Forty-five acres of Granite’s 65-acre project site are classified as “prime farmland” under the Department of Conservation’s (DOC) Farmland Mapping and Monitoring Program (FMMP), even though these lands have been zoned for industrial use by the County since 1982. The project EIR identified the loss of this prime farmland as a significant unavoidable effect, for which the County determined that no feasible mitigation was available as a matter of law. The County reasoned the lands could not be restored to agricultural use after conclusion of the mining project as they would then be below groundwater level; further, an ACE would not replace the lost lands, since ACEs address and mitigate only indirect and cumulative impacts of farmland conversion (i.e., the “domino effect” on surrounding agricultural lands) which were unlikely to occur here because the quarry project was substantially surrounded by existing and vacant industrial uses.

The Court of Appeal disagreed with the County’s reasoning and sided with the DOC and neighboring landowner Masonite, who argued that ACEs are “common and appropriate means of mitigating the loss of prime farmland” and there was therefore “‘no logical basis’ for the [County’s] conclusion that impacts to agricultural land could not be mitigated.” While the Court noted that an agency’s findings regarding the feasibility of mitigation measures are generally reviewed under the deferential “substantial evidence” standard, that was not the case here because County’s “finding of infeasibility in the EIR rested on the legal conclusion that while ACEs can be used to mitigate a project’s indirect and cumulative effects on agricultural resources, they do not mitigate its direct effect on those resources. The legal feasibility of a mitigation measure is not a question of fact reviewed for substantial evidence but rather is an issue of law that we review de novo.”

Having thus framed the issue, the Court went on to hold that “ACEs may appropriately mitigate for the direct loss of farmland when a project converts agricultural land to a nonagricultural use, even though an ACE does not replace the onsite resources.” The Court noted this “conclusion is reinforced by the CEQA Guidelines, case law on offsite mitigation for loss of biological resources, case law on ACEs, prevailing practice, and the public policy of this state.” Noting that “ACEs preserve land for agricultural use in perpetuity” (citing Civ. Code, §§ 815.1, 815.2; Pub. Resources Code, § 10211), the Court found that their use to “preserve[e] substitute resources” fits within the CEQA Guidelines’ definition of mitigation (14Cal.Code Regs., § 15370(e)), and could not meaningfully be distinguished from “offsite preservation of habitats for endangered species, an accepted means of mitigating impacts on biological resources.” The Court found further support for its conclusion in the “relatively sparse case law involving ACEs[,]” the gist of which is that while ACEs may not completely avoid a significant impact from permanent loss of prime agricultural land on a project site, they constitute a reasonable and legally-feasible means to “minimize and substantially lessen” the impact. Moreover, ACEs are, in practice, commonly used for this purpose and also further the state’s important public policy of preserving agricultural lands.

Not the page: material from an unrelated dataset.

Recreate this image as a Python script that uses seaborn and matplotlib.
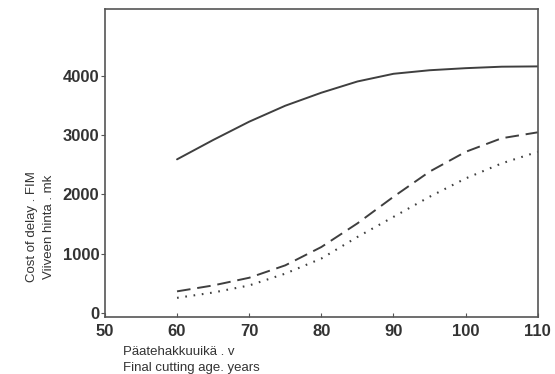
import matplotlib

matplotlib.use("Agg")

import matplotlib.pyplot as plt
import pandas as pd
import seaborn as sns

# final cutting age, years
age = [60, 65, 70, 75, 80, 85, 90, 95, 100, 105, 110]
# cost of delay, FIM
cost_solid = [2593, 2920, 3230, 3500, 3720, 3910, 4040, 4100, 4135, 4160, 4165]
cost_dashed = [360, 460, 590, 800, 1110, 1510, 1960, 2385, 2720, 2950, 3050]
cost_dotted = [250, 340, 460, 660, 915, 1280, 1620, 1960, 2270, 2525, 2720]

x_ticks = [50, 60, 70, 80, 90, 100, 110]
y_ticks = [0, 1000, 2000, 3000, 4000]

df = pd.DataFrame({"age": age, "solid": cost_solid, "dashed": cost_dashed, "dotted": cost_dotted})

sns.set_theme(style="white")
plt.rcParams["font.family"] = ["Liberation Sans", "DejaVu Sans"]

fig = plt.figure(figsize=(5.55, 3.74), dpi=100)
ax = fig.add_axes([0.189, 0.153, 0.78, 0.822])

line_color = "#3f3f3f"
sns.lineplot(data=df, x="age", y="solid", ax=ax, color=line_color, linewidth=1.4)
sns.lineplot(data=df, x="age", y="dashed", ax=ax, color=line_color, linewidth=1.4,
             linestyle=(0, (7, 3.5)))
sns.lineplot(data=df, x="age", y="dotted", ax=ax, color=line_color, linewidth=1.5,
             linestyle=(0, (0.8, 3.2)))

ax.set_xlim(50, 110)
ax.set_ylim(-70, 5130)
ax.set_xticks(x_ticks)
ax.set_yticks(y_ticks)
ax.set_xticklabels([str(t) for t in x_ticks], fontsize=12, fontweight="bold", color="#333333")
ax.set_yticklabels([str(t) for t in y_ticks], fontsize=12, fontweight="bold", color="#333333")
ax.tick_params(axis="x", direction="in", length=3, width=0.8, color="#555555", pad=5)
ax.tick_params(axis="y", direction="out", length=3, width=0.8, color="#555555", pad=1)
ax.tick_params(left=True, bottom=True)
for side in ax.spines.values():
    side.set_color("#555555")
    side.set_linewidth(1.2)

ax.set_xlabel("")
ax.set_ylabel("")

label_style = dict(fontsize=9.5, color="#333333")
fig.text(0.222, 0.058, "Päatehakkuuikä . v", va="center", **label_style)
fig.text(0.222, 0.016, "Final cutting age. years", va="center", **label_style)
fig.text(0.058, 0.393, "Cost of delay . FIM", rotation=90, ha="center", va="center", **label_style)
fig.text(0.088, 0.393, "Viiveen hinta . mk", rotation=90, ha="center", va="center", **label_style)

fig.savefig("out.png", dpi=100)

While its analogy to offsite preservation of habitats is not entirely apt, as creation is often a required component of mitigation for special status species habitat impacts, the First District’s opinion is certainly pragmatic in clarifying the law on this issue and appears, on the whole, to be well-supported and reasoned. Still, this issue ultimately seems like one decided in the gut, rather through deductive legal reasoning, and it brings to mind those ubiquitous AT&T television commercials where the man in a suit sits in a circle with a group of kindergarteners; in sum, when it comes to farmland mitigation: “It’s not complicated. More is better.”

DISCLAIMER: Because of the generality of this update, the information provided herein may not be applicable in all situations and should not be acted upon without specific legal advice based on particular situations.